Die Trauung
Wollen zwei Menschen ihren weiteren Lebensweg gemeinsam gehen, so können sie auf einem Standesamt eine Eheschließungshandlung vornehmen lassen. Ist diese erfolgt, wird sie in das Personenstandsregister eingetragen und hat rechtliche Folgen für das Ehepaar. Sogar kirchenrechtliche. Denn seit 1876 ist in der evangelischen Kirche hierzulande die standesamtliche Eheschließung eine unerlässliche Voraussetzung für die kirchliche Trauung.
Was verheiratete Paare an den Traualtar führt, hat daher nichts mit dem staatlichen Recht zu tun, sondern mit dem, was wir Menschen nur von Gott erbitten und auch nur von ihm bekommen können: seinen Segen. Die kirchliche Trauung ist ein Segnungsgottesdienst. Und in aller Regel ist dieser Gottesdienst ein sehr feierlicher Gottesdienst voller Freude und Dankbarkeit dafür, dass sich zwei Menschen glücklich zusammengefunden und auf den Weg in ein gemeinsames Leben gemacht haben. Die meisten Menschen, die eine kirchliche Trauung feiern, kommen festlich gekleidet zur Kirche, und für gewöhnlich spielen Braut und Bräutigam dabei eine ganz besondere Rolle. Ihre Liebe und ihr Lebensglück, gemeinsam durchs Leben zu gehen, wollen auf der Hochzeit gefeiert werden.
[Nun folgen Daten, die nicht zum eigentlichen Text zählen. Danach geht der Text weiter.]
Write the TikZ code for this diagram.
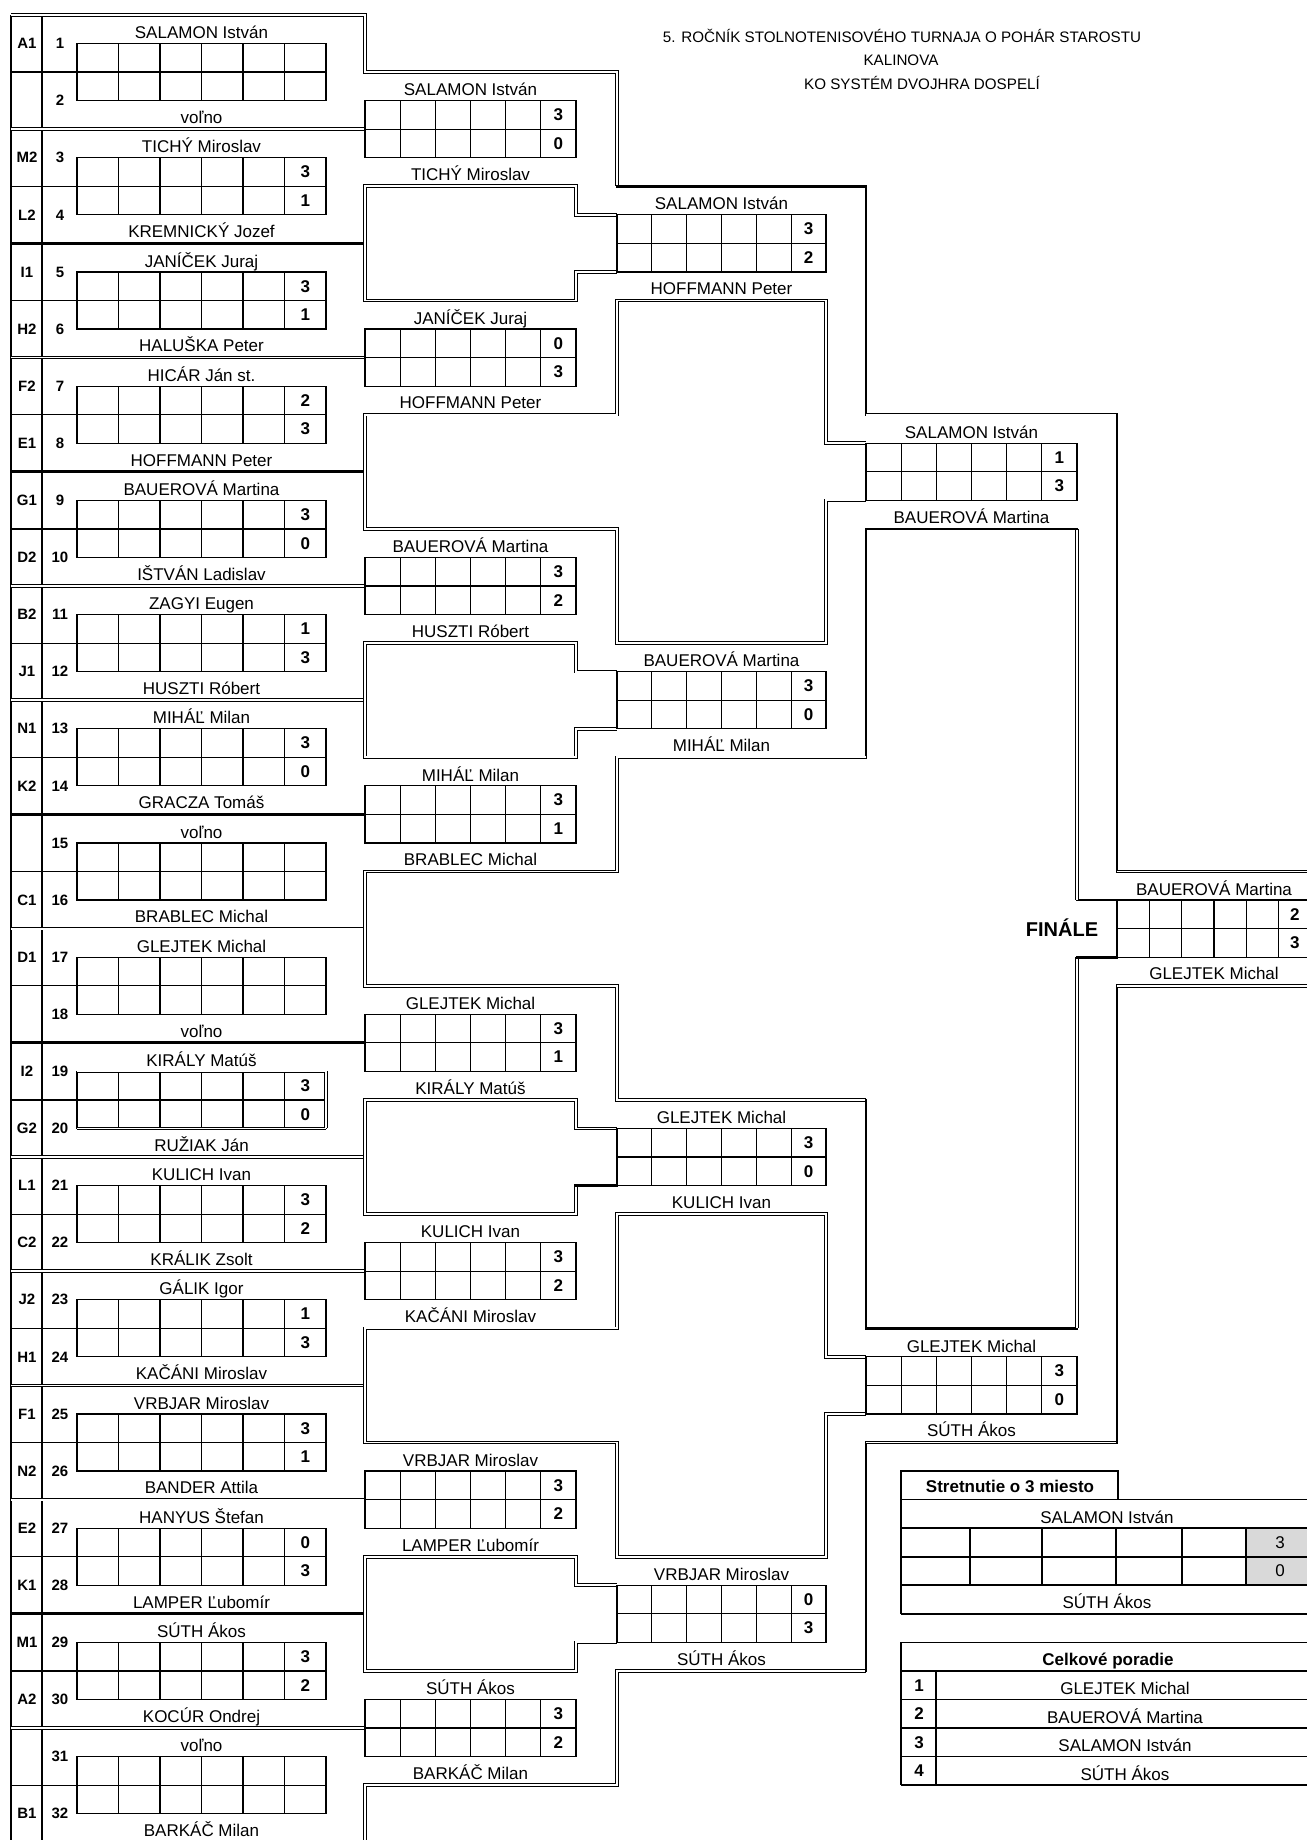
\documentclass[tikz,border=0pt]{standalone}
\usepackage{fontspec}
\setmainfont{Liberation Sans}

\tikzset{
  grd/.style={line width=.6pt},
  frm/.style={line width=.7pt},
  tbl/.style={line width=.8pt},
  dbl/.style={double,double distance=.9pt,line width=.45pt},
  thk/.style={line width=1.4pt,line cap=rect},
  pname/.style={anchor=base,inner sep=0pt,font=\fontsize{8.5}{10}\selectfont},
  ptitle/.style={anchor=base,inner sep=0pt,font=\bfseries\fontsize{8.5}{10}\selectfont},
  pscore/.style={inner sep=0pt,font=\bfseries\fontsize{8.5}{10}\selectfont},
  pnum/.style={inner sep=0pt,font=\fontsize{8.5}{10}\selectfont},
  pseed/.style={inner sep=0pt,font=\bfseries\fontsize{7.5}{9}\selectfont},
  hdr/.style={anchor=base,inner sep=0pt,font=\fontsize{7.6}{9}\selectfont},
}
% six sets and the result column of one match
\newcommand\scoregrid[3]{%
  \draw[grd] (#1,#3-1) rectangle (#2,#3+1) (#1,#3) -- (#2,#3);
  \foreach \i in {1,...,5} \draw[grd] ({#1+\i*(#2-#1)/6},#3-1) -- ++(0,2);}
% grid, both players and the result: left, right, centre, id, names, scores
\newcommand\matchcell[8]{%
  \scoregrid{#1}{#2}{#3}
  \node[pname] (#4a) at ({(#1+#2)/2},#3-1.17) {#5};
  \node[pname] (#4b) at ({(#1+#2)/2},#3+1.8) {#6};
  \node[pscore] (#4x) at ({#2-(#2-#1)/12},#3-.5) {#7};
  \node[pscore] (#4y) at ({#2-(#2-#1)/12},#3+.5) {#8};}

\begin{document}
\begin{tikzpicture}[x=.5pt,y=-14.275pt,line join=miter]
\useasboundingbox (0,-.5254) rectangle (1306,63.923);

% title
\node[hdr] (title1) at (902,.96) {5. ROČNÍK STOLNOTENISOVÉHO TURNAJA O POHÁR STAROSTU};
\node[hdr] (title2) at (901,1.76) {KALINOVA};
\node[hdr] (title3) at (922,2.62) {KO SYSTÉM DVOJHRA DOSPELÍ};

% first round frame
\draw[frm] (11,0) -- (11,64.5) (42,0) -- (42,64.5);
\foreach \k/\st in {4/dbl,8/thk,12/dbl,16/thk,20/dbl,24/dbl,28/thk,32/dbl,
  36/thk,40/dbl,44/dbl,48/dbl,52/dbl,56/thk,60/dbl}
  \draw[\st] (11,\k) -- (365,\k);

% bracket lines
\draw[dbl] (11,0) -- (365,0) -- (365,2) -- (617,2) -- (617,6);
\draw[thk] (617,6) -- (866,6) -- (866,14);
\draw[dbl] (866,14) -- (1117,14);
\draw[thk] (1117,14) -- (1117,30);
\draw[dbl] (1117,30) -- (1320,30);
\foreach \c in {4,20,36,52}
  \draw[dbl] (617,\c+3) -- (576,\c+3) -- (576,\c+2) -- (365,\c+2) -- (365,\c+6)
    -- (576,\c+6) -- (576,\c+5) -- (617,\c+5);
\draw[thk] (576,41) -- (617,41);
\foreach \c in {12,44}
  \draw[dbl] (866,\c+3) -- (826,\c+3) -- (826,\c-2) -- (617,\c-2) -- (617,\c+2)
    -- (365,\c+2) -- (365,\c+6) -- (617,\c+6) -- (617,\c+10) -- (826,\c+10)
    -- (826,\c+5) -- (866,\c+5);
\draw[thk] (1117,31) -- (1077,31);
\draw[dbl] (1077,31) -- (1077,18);
\draw[thk] (1077,18) -- (866,18) -- (866,26);
\draw[dbl] (866,26) -- (617,26) -- (617,30) -- (365,30) -- (365,34) -- (617,34)
  -- (617,38) -- (866,38);
\draw[thk] (866,38) -- (866,46) -- (1077,46);
\draw[dbl] (1077,46) -- (1077,33);
\draw[thk] (1077,33) -- (1117,33);
\draw[dbl] (365,64.5) -- (365,62) -- (617,62) -- (617,58) -- (866,58);
\draw[thk] (866,58) -- (866,50);
\draw[dbl] (866,50) -- (1117,50);
\draw[thk] (1117,50) -- (1117,34);
\draw[dbl] (1117,34) -- (1320,34);

% first round
\foreach \bl/\sdA/\sdB/\plA/\plB/\scA/\scB in {
  1/A1/{}/SALAMON István/voľno/{}/{},
  2/M2/L2/TICHÝ Miroslav/KREMNICKÝ Jozef/3/1,
  3/I1/H2/JANÍČEK Juraj/HALUŠKA Peter/3/1,
  4/F2/E1/HICÁR Ján st./HOFFMANN Peter/2/3,
  5/G1/D2/BAUEROVÁ Martina/IŠTVÁN Ladislav/3/0,
  6/B2/J1/ZAGYI Eugen/HUSZTI Róbert/1/3,
  7/N1/K2/MIHÁĽ Milan/GRACZA Tomáš/3/0,
  8/{}/C1/voľno/BRABLEC Michal/{}/{},
  9/D1/{}/GLEJTEK Michal/voľno/{}/{},
  10/I2/G2/KIRÁLY Matúš/RUŽIAK Ján/3/0,
  11/L1/C2/KULICH Ivan/KRÁLIK Zsolt/3/2,
  12/J2/H1/GÁLIK Igor/KAČÁNI Miroslav/1/3,
  13/F1/N2/VRBJAR Miroslav/BANDER Attila/3/1,
  14/E2/K1/HANYUS Štefan/LAMPER Ľubomír/0/3,
  15/M1/A2/SÚTH Ákos/KOCÚR Ondrej/3/2,
  16/{}/B1/voľno/BARKÁČ Milan/{}/{}}{
  \pgfmathsetmacro\cen{4*\bl-2}
  \pgfmathtruncatemacro\nrA{2*\bl-1}
  \pgfmathtruncatemacro\nrB{2*\bl}
  \draw[grd] (11,\cen) -- (77,\cen);
  \matchcell{77}{326}{\cen}{r1m\bl}{\plA}{\plB}{\scA}{\scB}
  \node[pseed] (sda\bl) at (27,\cen-1) {\sdA};
  \node[pseed] (sdb\bl) at (27,\cen+1) {\sdB};
  \node[pseed] (nra\bl) at (60,\cen-1) {\nrA};
  \node[pseed] (nrb\bl) at (60,\cen+1) {\nrB};
}
\draw[thk,line cap=butt] (77,37) -- (77,39);
\draw[dbl] (77,37) -- (326,37) (77,39) -- (326,39) (326,37) -- (326,39);

% second round
\foreach \cen/\plA/\plB/\scA/\scB in {
  4/SALAMON István/TICHÝ Miroslav/3/0,
  12/JANÍČEK Juraj/HOFFMANN Peter/0/3,
  20/BAUEROVÁ Martina/HUSZTI Róbert/3/2,
  28/MIHÁĽ Milan/BRABLEC Michal/3/1,
  36/GLEJTEK Michal/KIRÁLY Matúš/3/1,
  44/KULICH Ivan/KAČÁNI Miroslav/3/2,
  52/VRBJAR Miroslav/LAMPER Ľubomír/3/2,
  60/SÚTH Ákos/BARKÁČ Milan/3/2}
  {\matchcell{365}{576}{\cen}{r2m\cen}{\plA}{\plB}{\scA}{\scB}}

% third round
\foreach \cen/\plA/\plB/\scA/\scB in {
  8/SALAMON István/HOFFMANN Peter/3/2,
  24/BAUEROVÁ Martina/MIHÁĽ Milan/3/0,
  40/GLEJTEK Michal/KULICH Ivan/3/0,
  56/VRBJAR Miroslav/SÚTH Ákos/0/3}
  {\matchcell{617}{826}{\cen}{r3m\cen}{\plA}{\plB}{\scA}{\scB}}

% semifinals and final
\matchcell{866}{1077}{16}{r4m16}{SALAMON István}{BAUEROVÁ Martina}{1}{3}
\matchcell{866}{1077}{48}{r4m48}{GLEJTEK Michal}{SÚTH Ákos}{3}{0}
\matchcell{1117}{1311}{32}{fin}{BAUEROVÁ Martina}{GLEJTEK Michal}{2}{3}
\node[inner sep=0pt,font=\bfseries\fontsize{10}{12}\selectfont] (finale) at (1062,31.95) {FINÁLE};

% match for third place
\fill[gray!30] (1246,53) rectangle (1320,55);
\draw[tbl] (901,51) rectangle (1118,52);
\draw[tbl] (901,52) -- (1320,52) (901,53) -- (1320,53) (901,54) -- (1320,54)
  (901,55) -- (1320,55) (901,56) -- (1320,56) (901,52) -- (901,56);
\foreach \x in {970,1042,1116,1182,1246} \draw[tbl] (\x,53) -- (\x,55);
\node[ptitle] (third) at (1010,51.76) {Stretnutie o 3 miesto};
\node[pname] (thirda) at (1107,52.83) {SALAMON István};
\node[pname] (thirdb) at (1107,55.8) {SÚTH Ákos};
\node[pnum] (thirdx) at (1280,53.5) {3};
\node[pnum] (thirdy) at (1280,54.5) {0};

% final standings
\draw[tbl] (901,57) -- (1320,57) (901,58) -- (1320,58) (901,59) -- (1320,59)
  (901,60) -- (1320,60) (901,61) -- (1320,61) (901,62) -- (1320,62)
  (901,57) -- (901,62) (936,58) -- (936,62);
\node[ptitle] (rank) at (1108,57.8) {Celkové poradie};
\foreach \i/\pl in {1/GLEJTEK Michal,2/BAUEROVÁ Martina,3/SALAMON István,4/SÚTH Ákos}{
  \node[pscore] (rk\i) at (919,57.5+\i) {\i};
  \node[pname] (rn\i) at (1125,57.83+\i) {\pl};
}
\end{tikzpicture}
\end{document}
In den Gesprächen, die ich mit Brautpaaren zur Vorbereitung ihrer kirchlichen Trauung führe, nehme ich neben aller Freude und Zuversicht des Paares sehr häufig ein Bedürfnis wahr, das nachdenklich stimmt und weit tiefer geht und ernster ist als alles, was bei einer Hochzeit als aufgeregter Ausdruck ausgelassener Heiterkeit und fröhlicher Unbeschwertheit vor Augen stehen mag.
Viele Brautpaare äußern, wie wichtig ihnen ist, dass Ihnen in der kirchlichen Trauung mit Gottes Segen das zugesprochen wird, was sich Menschen nicht selbst verschaffen oder gegenseitig versprechen können. Sie wissen: Nicht alles, was sich Menschen vornehmen, gelingt. Nicht alles, was wir anstreben und vorbereiten, verläuft nach unseren Plänen. Nicht jeder Weg, den wir einschlagen, führt auf gerader Linie direkt ins Ziel.
Viele Brautpaare wünschen sich Gottes Segen und beten um das, was für eine gute Ehe nötig ist und doch unverfügbar bleibt. Dass sie Gottes Gegenwart spüren und ihnen die Liebe auf ihrem gemeinsamen Weg nicht abhandenkomme, dass sie in ihrer Ehe auch schwierige und sogar schlechte Zeiten gemeinsam bewältigen können, dass sie die Kraft nicht verlieren, auf einander zu achten und füreinander da zu sein – das alles und mitunter noch viel mehr schwingt mit, wenn die beiden nacheinander die Frage mit „Ja, mit Gottes Hilfe“ beantworten, ob sie einander „lieben und ehren und die Ehe … nach Gottes Gebot und Verheißung führen (wollen) – in guten und in bösen Tagen“.
Was dem Brautpaar dann zugesprochen wird, nachdem die beiden die Traufragen beantwortet oder ihr Traubekenntnis abgelegt und in den allermeisten Fällen die Ringe „als Zeichen ihrer Liebe und Treue“ gewechselt haben, lässt sehr häufig erkennen, dass Gebet und Segen Hand in Hand gehen. So lautet eine beliebte Formulierung in dem Segensgebet für das Brautpaar:
„Gib ihnen den Heiligen Geist,
dass sie ihr gemeinsames Leben nach deinem Willen gestalten. Schenke ihnen festen Glauben,
beständige Liebe, unbeirrbare Hoffnung. Segne sie, dass sie einander lieben und gemeinsam dich loben“.
Wen wundert es da, dass so manches Brautpaar nach Jahren und Jahrzehnten wieder vor den Traualtar tritt, um als Silber-, Gold- und sonstiges Jubelpaar des glücklichen Tages zu gedenken, an dem sie ihren gemeinsamen Weg mit dem Segen Gottes begonnen haben?